» **WHAT IS ASKED**
Write out the listing below exactly, and omit any images you find in it.

» **GIVEN INFORMATION**
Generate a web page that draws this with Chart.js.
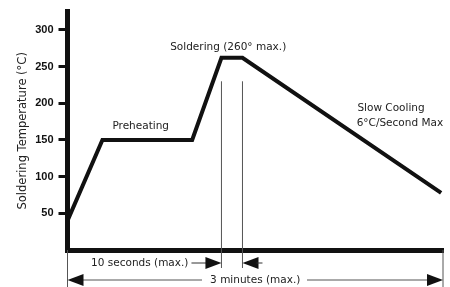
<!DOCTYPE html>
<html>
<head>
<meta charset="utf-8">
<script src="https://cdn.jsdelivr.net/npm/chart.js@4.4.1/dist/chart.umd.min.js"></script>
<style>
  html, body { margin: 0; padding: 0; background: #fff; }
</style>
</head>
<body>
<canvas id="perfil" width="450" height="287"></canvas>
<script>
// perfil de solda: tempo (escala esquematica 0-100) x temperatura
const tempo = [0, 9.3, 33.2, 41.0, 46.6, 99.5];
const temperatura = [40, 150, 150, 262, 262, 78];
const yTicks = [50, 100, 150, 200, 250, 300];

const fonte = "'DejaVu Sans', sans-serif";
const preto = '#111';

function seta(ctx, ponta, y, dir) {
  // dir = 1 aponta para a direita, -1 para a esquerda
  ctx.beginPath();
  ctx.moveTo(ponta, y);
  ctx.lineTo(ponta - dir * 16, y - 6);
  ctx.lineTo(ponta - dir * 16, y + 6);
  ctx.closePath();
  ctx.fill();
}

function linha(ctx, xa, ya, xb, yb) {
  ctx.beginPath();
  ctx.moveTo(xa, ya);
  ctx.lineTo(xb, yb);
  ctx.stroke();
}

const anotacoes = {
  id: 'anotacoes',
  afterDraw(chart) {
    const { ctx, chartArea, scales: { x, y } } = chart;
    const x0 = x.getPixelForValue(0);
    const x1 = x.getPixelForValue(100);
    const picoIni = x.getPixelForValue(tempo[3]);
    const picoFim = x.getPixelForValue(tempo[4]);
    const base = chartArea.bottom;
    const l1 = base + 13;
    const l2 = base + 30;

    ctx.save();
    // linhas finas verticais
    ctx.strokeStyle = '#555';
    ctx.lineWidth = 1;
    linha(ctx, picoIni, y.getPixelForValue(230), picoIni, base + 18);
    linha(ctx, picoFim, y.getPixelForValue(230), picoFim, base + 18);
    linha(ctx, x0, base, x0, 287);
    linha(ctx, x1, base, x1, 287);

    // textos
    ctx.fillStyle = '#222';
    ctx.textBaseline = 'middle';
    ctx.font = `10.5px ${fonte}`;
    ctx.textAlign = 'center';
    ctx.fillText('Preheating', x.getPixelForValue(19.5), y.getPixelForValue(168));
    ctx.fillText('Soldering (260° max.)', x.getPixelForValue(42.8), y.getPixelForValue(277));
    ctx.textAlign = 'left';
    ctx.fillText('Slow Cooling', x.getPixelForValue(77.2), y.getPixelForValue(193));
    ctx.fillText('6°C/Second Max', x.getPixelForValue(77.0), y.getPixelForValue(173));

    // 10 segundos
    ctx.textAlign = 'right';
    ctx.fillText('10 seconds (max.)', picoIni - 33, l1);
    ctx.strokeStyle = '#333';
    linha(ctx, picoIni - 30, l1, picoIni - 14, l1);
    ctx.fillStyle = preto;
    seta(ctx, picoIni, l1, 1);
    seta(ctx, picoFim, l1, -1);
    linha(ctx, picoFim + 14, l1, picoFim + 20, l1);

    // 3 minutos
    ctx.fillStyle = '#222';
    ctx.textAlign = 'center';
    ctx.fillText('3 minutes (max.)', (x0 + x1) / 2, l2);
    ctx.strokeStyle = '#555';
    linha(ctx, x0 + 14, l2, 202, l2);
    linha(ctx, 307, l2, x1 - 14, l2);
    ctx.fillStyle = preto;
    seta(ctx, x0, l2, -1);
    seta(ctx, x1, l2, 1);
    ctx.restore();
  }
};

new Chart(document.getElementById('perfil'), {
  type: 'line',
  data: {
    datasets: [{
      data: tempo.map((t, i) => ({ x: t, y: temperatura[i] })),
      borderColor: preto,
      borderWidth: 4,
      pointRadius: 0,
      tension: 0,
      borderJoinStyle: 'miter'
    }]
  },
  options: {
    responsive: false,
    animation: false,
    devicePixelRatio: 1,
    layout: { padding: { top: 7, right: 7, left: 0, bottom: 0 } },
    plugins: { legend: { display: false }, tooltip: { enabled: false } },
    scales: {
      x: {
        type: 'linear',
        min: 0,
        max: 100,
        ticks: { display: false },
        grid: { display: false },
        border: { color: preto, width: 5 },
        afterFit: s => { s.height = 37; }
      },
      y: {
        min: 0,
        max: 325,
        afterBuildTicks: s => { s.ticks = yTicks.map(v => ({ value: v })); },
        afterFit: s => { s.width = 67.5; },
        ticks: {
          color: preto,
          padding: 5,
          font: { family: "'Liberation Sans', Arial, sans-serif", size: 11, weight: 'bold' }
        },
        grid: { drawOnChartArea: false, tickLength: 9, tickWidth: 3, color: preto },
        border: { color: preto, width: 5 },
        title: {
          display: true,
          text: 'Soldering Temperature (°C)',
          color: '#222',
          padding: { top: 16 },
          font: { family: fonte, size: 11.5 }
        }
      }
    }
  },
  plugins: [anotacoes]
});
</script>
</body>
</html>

» **FINAL RESULT**
Generate a web page that draws this with Chart.js.
<!DOCTYPE html>
<html>
<head>
<meta charset="utf-8">
<script src="https://cdn.jsdelivr.net/npm/chart.js@4.4.1/dist/chart.umd.min.js"></script>
<style>
  html, body { margin: 0; padding: 0; background: #fff; }
</style>
</head>
<body>
<canvas id="perfil" width="450" height="287"></canvas>
<script>
// perfil de solda: tempo (escala esquematica 0-100) x temperatura
const tempo = [0, 9.3, 33.2, 41.0, 46.6, 99.5];
const temperatura = [40, 150, 150, 262, 262, 78];
const yTicks = [50, 100, 150, 200, 250, 300];

const fonte = "'DejaVu Sans', sans-serif";
const preto = '#111';

function seta(ctx, ponta, y, dir) {
  // dir = 1 aponta para a direita, -1 para a esquerda
  ctx.beginPath();
  ctx.moveTo(ponta, y);
  ctx.lineTo(ponta - dir * 16, y - 6);
  ctx.lineTo(ponta - dir * 16, y + 6);
  ctx.closePath();
  ctx.fill();
}

function linha(ctx, xa, ya, xb, yb) {
  ctx.beginPath();
  ctx.moveTo(xa, ya);
  ctx.lineTo(xb, yb);
  ctx.stroke();
}

const anotacoes = {
  id: 'anotacoes',
  afterDraw(chart) {
    const { ctx, chartArea, scales: { x, y } } = chart;
    const x0 = x.getPixelForValue(0);
    const x1 = x.getPixelForValue(100);
    const picoIni = x.getPixelForValue(tempo[3]);
    const picoFim = x.getPixelForValue(tempo[4]);
    const base = chartArea.bottom;
    const l1 = base + 13;
    const l2 = base + 30;

    ctx.save();
    // linhas finas verticais
    ctx.strokeStyle = '#555';
    ctx.lineWidth = 1;
    linha(ctx, picoIni, y.getPixelForValue(230), picoIni, base + 18);
    linha(ctx, picoFim, y.getPixelForValue(230), picoFim, base + 18);
    linha(ctx, x0, base, x0, 287);
    linha(ctx, x1, base, x1, 287);

    // textos
    ctx.fillStyle = '#222';
    ctx.textBaseline = 'middle';
    ctx.font = `10.5px ${fonte}`;
    ctx.textAlign = 'center';
    ctx.fillText('Preheating', x.getPixelForValue(19.5), y.getPixelForValue(168));
    ctx.fillText('Soldering (260° max.)', x.getPixelForValue(42.8), y.getPixelForValue(277));
    ctx.textAlign = 'left';
    ctx.fillText('Slow Cooling', x.getPixelForValue(77.2), y.getPixelForValue(193));
    ctx.fillText('6°C/Second Max', x.getPixelForValue(77.0), y.getPixelForValue(173));

    // 10 segundos
    ctx.textAlign = 'right';
    ctx.fillText('10 seconds (max.)', picoIni - 33, l1);
    ctx.strokeStyle = '#333';
    linha(ctx, picoIni - 30, l1, picoIni - 14, l1);
    ctx.fillStyle = preto;
    seta(ctx, picoIni, l1, 1);
    seta(ctx, picoFim, l1, -1);
    linha(ctx, picoFim + 14, l1, picoFim + 20, l1);

    // 3 minutos
    ctx.fillStyle = '#222';
    ctx.textAlign = 'center';
    ctx.fillText('3 minutes (max.)', (x0 + x1) / 2, l2);
    ctx.strokeStyle = '#555';
    linha(ctx, x0 + 14, l2, 202, l2);
    linha(ctx, 307, l2, x1 - 14, l2);
    ctx.fillStyle = preto;
    seta(ctx, x0, l2, -1);
    seta(ctx, x1, l2, 1);
    ctx.restore();
  }
};

new Chart(document.getElementById('perfil'), {
  type: 'line',
  data: {
    datasets: [{
      data: tempo.map((t, i) => ({ x: t, y: temperatura[i] })),
      borderColor: preto,
      borderWidth: 4,
      pointRadius: 0,
      tension: 0,
      borderJoinStyle: 'miter'
    }]
  },
  options: {
    responsive: false,
    animation: false,
    devicePixelRatio: 1,
    layout: { padding: { top: 7, right: 7, left: 0, bottom: 0 } },
    plugins: { legend: { display: false }, tooltip: { enabled: false } },
    scales: {
      x: {
        type: 'linear',
        min: 0,
        max: 100,
        ticks: { display: false },
        grid: { display: false },
        border: { color: preto, width: 5 },
        afterFit: s => { s.height = 37; }
      },
      y: {
        min: 0,
        max: 325,
        afterBuildTicks: s => { s.ticks = yTicks.map(v => ({ value: v })); },
        afterFit: s => { s.width = 67.5; },
        ticks: {
          color: preto,
          padding: 5,
          font: { family: "'Liberation Sans', Arial, sans-serif", size: 11, weight: 'bold' }
        },
        grid: { drawOnChartArea: false, tickLength: 9, tickWidth: 3, color: preto },
        border: { color: preto, width: 5 },
        title: {
          display: true,
          text: 'Soldering Temperature (°C)',
          color: '#222',
          padding: { top: 16 },
          font: { family: fonte, size: 11.5 }
        }
      }
    }
  },
  plugins: [anotacoes]
});
</script>
</body>
</html>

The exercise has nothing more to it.